[BEGIN PROVIDED MATERIAL]

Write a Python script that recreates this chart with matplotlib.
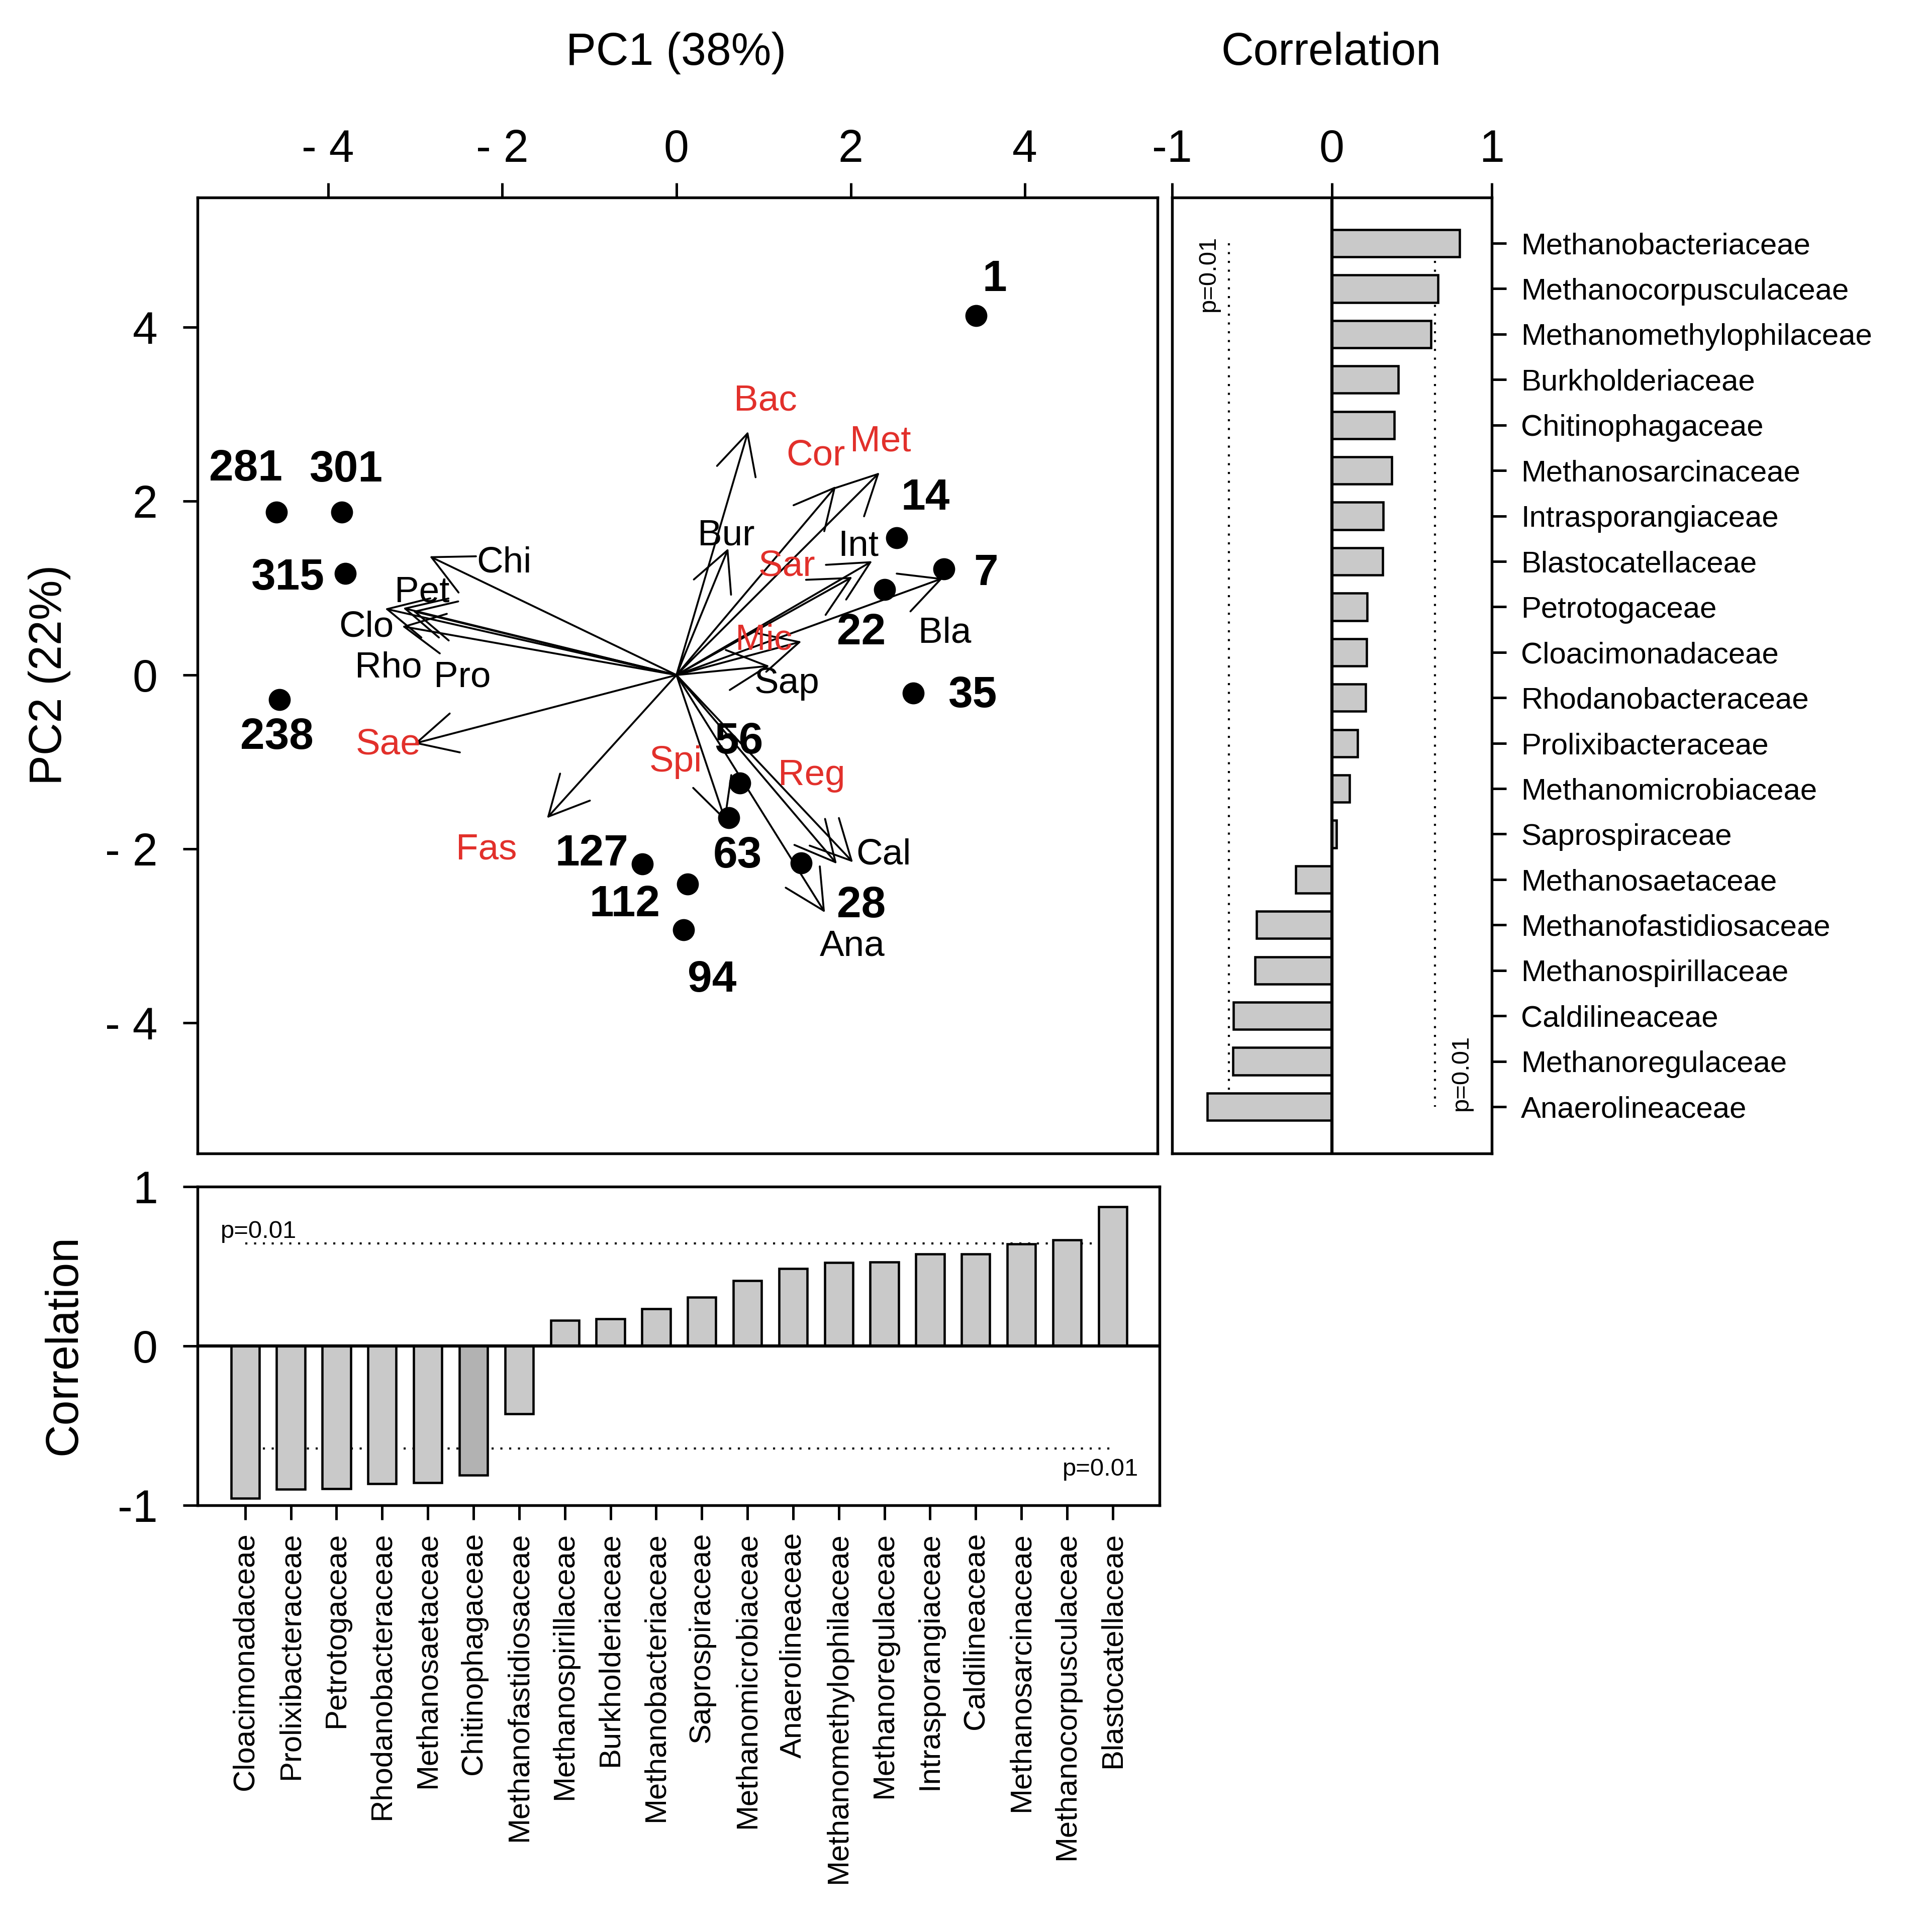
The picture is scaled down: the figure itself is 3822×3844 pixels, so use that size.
import matplotlib
matplotlib.use('Agg')
import matplotlib.pyplot as plt
import numpy as np

plt.rcParams['font.family'] = ['Liberation Sans', 'DejaVu Sans']

# ---------------- data ----------------
sample_ids = ['1', '281', '301', '315', '238', '14', '7', '22', '35',
              '56', '63', '28', '127', '112', '94']
pc1_scores = [3.44, -4.59, -3.84, -3.80, -4.56, 2.53, 3.07, 2.39, 2.72,
              0.73, 0.60, 1.43, -0.39, 0.13, 0.08]
pc2_scores = [4.13, 1.87, 1.87, 1.17, -0.28, 1.58, 1.22, 0.98, -0.21,
              -1.24, -1.64, -2.16, -2.17, -2.40, -2.93]

families = ['Methanobacteriaceae', 'Methanocorpusculaceae', 'Methanomethylophilaceae',
            'Burkholderiaceae', 'Chitinophagaceae', 'Methanosarcinaceae',
            'Intrasporangiaceae', 'Blastocatellaceae', 'Petrotogaceae',
            'Cloacimonadaceae', 'Rhodanobacteraceae', 'Prolixibacteraceae',
            'Methanomicrobiaceae', 'Saprospiraceae', 'Methanosaetaceae',
            'Methanofastidiosaceae', 'Methanospirillaceae', 'Caldilineaceae',
            'Methanoregulaceae', 'Anaerolineaceae']
abbrev = ['Bac', 'Cor', 'Met', 'Bur', 'Chi', 'Sar', 'Int', 'Bla', 'Pet', 'Clo',
          'Rho', 'Pro', 'Mic', 'Sap', 'Sae', 'Fas', 'Spi', 'Cal', 'Reg', 'Ana']
methanogen = [True, True, True, False, False, True, False, False, False, False,
              False, False, True, False, True, True, True, False, True, False]
corr_pc1 = [0.235, 0.666, 0.523, 0.17, -0.81, 0.642, 0.577, 0.874, -0.897, -0.956,
            -0.865, -0.90, 0.41, 0.305, -0.86, -0.425, 0.161, 0.579, 0.526, 0.487]
corr_pc2 = [0.80, 0.665, 0.62, 0.416, 0.39, 0.374, 0.322, 0.318, 0.22, 0.218,
            0.21, 0.16, 0.11, 0.03, -0.225, -0.47, -0.48, -0.615, -0.62, -0.78]
arrow_scale = 3.5
p_threshold = 0.645

# label positions for the loading arrows (data coords of main panel)
arrow_label_pos = {
    'Bac': (1.02, 3.15), 'Cor': (1.60, 2.52), 'Met': (2.34, 2.68), 'Bur': (0.57, 1.60),
    'Sar': (1.27, 1.25), 'Int': (2.09, 1.48), 'Bla': (3.08, 0.48), 'Chi': (-1.98, 1.29),
    'Pet': (-2.92, 0.95), 'Clo': (-3.56, 0.55), 'Rho': (-3.31, 0.08), 'Pro': (-2.46, -0.03),
    'Mic': (1.00, 0.40), 'Sap': (1.27, -0.10), 'Sae': (-3.31, -0.80), 'Fas': (-2.18, -2.01),
    'Spi': (-0.01, -1.00), 'Reg': (1.55, -1.16), 'Cal': (2.38, -2.07), 'Ana': (2.02, -3.12)}
# sample label offsets (display px, x right / y down)
sample_label_off = {
    '1': (15, -29), '281': (-25, -35), '301': (3, -34), '315': (-47, 4), '238': (-2, 31),
    '14': (23, -32), '7': (34, 4), '22': (-19, 35), '35': (48, 2), '56': (-1, -33),
    '63': (7, 31), '28': (49, 35), '127': (-41, -8), '112': (-51, 17), '94': (23, 41)}

RED = '#e2302b'
BAR = '#c9c9c9'
BAR_DARK = '#b2b2b2'

# ---------------- figure ----------------
fig = plt.figure(figsize=(3822 / 300, 3844 / 300), dpi=300)
W, H = 1557.0, 1566.0
PX = 0.589  # points per reference display px


def rect(l, t, r, b):
    return [l / W, 1 - b / H, (r - l) / W, (b - t) / H]


ax = fig.add_axes(rect(160, 160, 938, 935))
axr = fig.add_axes(rect(950, 160, 1209, 935))
axb = fig.add_axes(rect(160, 962, 940, 1220))

for a in (ax, axr, axb):
    for s in a.spines.values():
        s.set_linewidth(1.3)

TICK_FS = 21.5
# ---- main biplot ----
ax.set_xlim(-5.5, 5.52)
ax.set_ylim(-5.5, 5.49)
ax.xaxis.tick_top()
ticks = [-4, -2, 0, 2, 4]
tlabels = ['- 4', '- 2', '0', '2', '4']
ax.set_xticks(ticks)
ax.set_xticklabels(tlabels)
ax.set_yticks(ticks)
ax.set_yticklabels(tlabels)
ax.tick_params(axis='both', direction='out', length=7, width=1.2, labelsize=TICK_FS)
ax.tick_params(axis='x', pad=5.5)
ax.tick_params(axis='y', pad=12)

for i, ab in enumerate(abbrev):
    tip = (arrow_scale * corr_pc1[i], arrow_scale * corr_pc2[i])
    ax.annotate('', xy=tip, xytext=(0, 0),
                arrowprops=dict(arrowstyle='->,head_length=0.95,head_width=0.48',
                                lw=0.9, color='black', shrinkA=0, shrinkB=0,
                                mutation_scale=20))
    lx, ly = arrow_label_pos[ab]
    ax.text(lx, ly, ab, fontsize=17.5, color=RED if methanogen[i] else 'black',
            ha='center', va='center')

ax.plot(pc1_scores, pc2_scores, 'o', ms=9.5, color='black', zorder=5)
for sid, x, y in zip(sample_ids, pc1_scores, pc2_scores):
    dx, dy = sample_label_off[sid]
    ax.annotate(sid, xy=(x, y), xytext=(dx * PX, -dy * PX), textcoords='offset points',
                fontsize=21, fontweight='bold', ha='center', va='center')

# ---- right panel: correlation with PC2 ----
order_r = np.argsort(-np.array(corr_pc2), kind='stable')
pos_r = np.arange(len(families))
vals_r = np.array(corr_pc2)[order_r]
axr.barh(pos_r, vals_r, height=0.6, color=BAR, edgecolor='black', linewidth=1.1, zorder=3)
axr.set_xlim(-1, 1)
axr.set_ylim(len(families) - 1 + 1.03, -1.01)
axr.axvline(0, color='black', lw=1.5, zorder=4)
axr.plot([-p_threshold, -p_threshold], [pos_r[0], pos_r[-1]], color='black',
         lw=1.0, linestyle=(0, (1, 3.2)))
axr.plot([p_threshold, p_threshold], [pos_r[0], pos_r[-1]], color='black',
         lw=1.0, linestyle=(0, (1, 3.2)))
axr.text(-0.772, 0.67, 'p=0.01', rotation=90, fontsize=11.8, ha='center', va='center')
axr.text(0.81, 18.25, 'p=0.01', rotation=90, fontsize=11.8, ha='center', va='center')
axr.xaxis.tick_top()
axr.set_xticks([-1, 0, 1])
axr.set_xticklabels(['-1', '0', '1'])
axr.yaxis.tick_right()
axr.set_yticks(pos_r)
axr.set_yticklabels([families[k] for k in order_r])
axr.tick_params(axis='x', direction='out', length=7, width=1.2, labelsize=TICK_FS, pad=5.5)
axr.tick_params(axis='y', direction='out', length=7, width=1.2, labelsize=14.4, pad=7)

# ---- bottom panel: correlation with PC1 ----
order_b = np.argsort(np.array(corr_pc1), kind='stable')
pos_b = np.arange(len(families))
vals_b = np.array(corr_pc1)[order_b]
cols_b = [BAR_DARK if families[k] == 'Chitinophagaceae' else BAR for k in order_b]
axb.bar(pos_b, vals_b, width=0.62, color=cols_b, edgecolor='black', linewidth=1.1, zorder=3)
axb.set_xlim(-1.046, len(families) - 1 + 1.03)
axb.set_ylim(-1, 1)
axb.axhline(0, color='black', lw=1.5, zorder=4)
axb.plot([pos_b[0], pos_b[-1]], [p_threshold, p_threshold], color='black',
         lw=1.0, linestyle=(0, (1, 3.2)))
axb.plot([pos_b[0], pos_b[-1]], [-p_threshold, -p_threshold], color='black',
         lw=1.0, linestyle=(0, (1, 3.2)))
axb.text(-0.54, 0.72, 'p=0.01', fontsize=11.8, ha='left', va='center')
axb.text(19.56, -0.775, 'p=0.01', fontsize=11.8, ha='right', va='center')
axb.set_yticks([-1, 0, 1])
axb.set_yticklabels(['-1', '0', '1'])
axb.set_xticks(pos_b)
axb.set_xticklabels([families[k] for k in order_b], rotation=90)
axb.tick_params(axis='y', direction='out', length=7, width=1.2, labelsize=TICK_FS, pad=12)
axb.tick_params(axis='x', direction='out', length=7, width=1.2, labelsize=14.4, pad=6)

# ---- titles ----
fig.text(548 / W, 1 - 43 / H, 'PC1 (38%)', fontsize=21.5, ha='center', va='center')
fig.text(1079 / W, 1 - 43 / H, 'Correlation', fontsize=21.5, ha='center', va='center')
fig.text(40 / W, 1 - 547 / H, 'PC2 (22%)', fontsize=21.5, ha='center', va='center',
         rotation=90)
fig.text(52 / W, 1 - 1090 / H, 'Correlation', fontsize=21.5, ha='center', va='center',
         rotation=90)

fig.savefig('out.png', dpi=300, facecolor='white')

[END PROVIDED MATERIAL]

*SHORT EXERCISE*: Quote the data above from the line containing "The picture is" to the line containing "plt.rcParams['font.family'] = ['Liberation", inclusive, and stop.

*WRITTEN RESPONSE*:
The picture is scaled down: the figure itself is 3822×3844 pixels, so use that size.
import matplotlib
matplotlib.use('Agg')
import matplotlib.pyplot as plt
import numpy as np

plt.rcParams['font.family'] = ['Liberation Sans', 'DejaVu Sans']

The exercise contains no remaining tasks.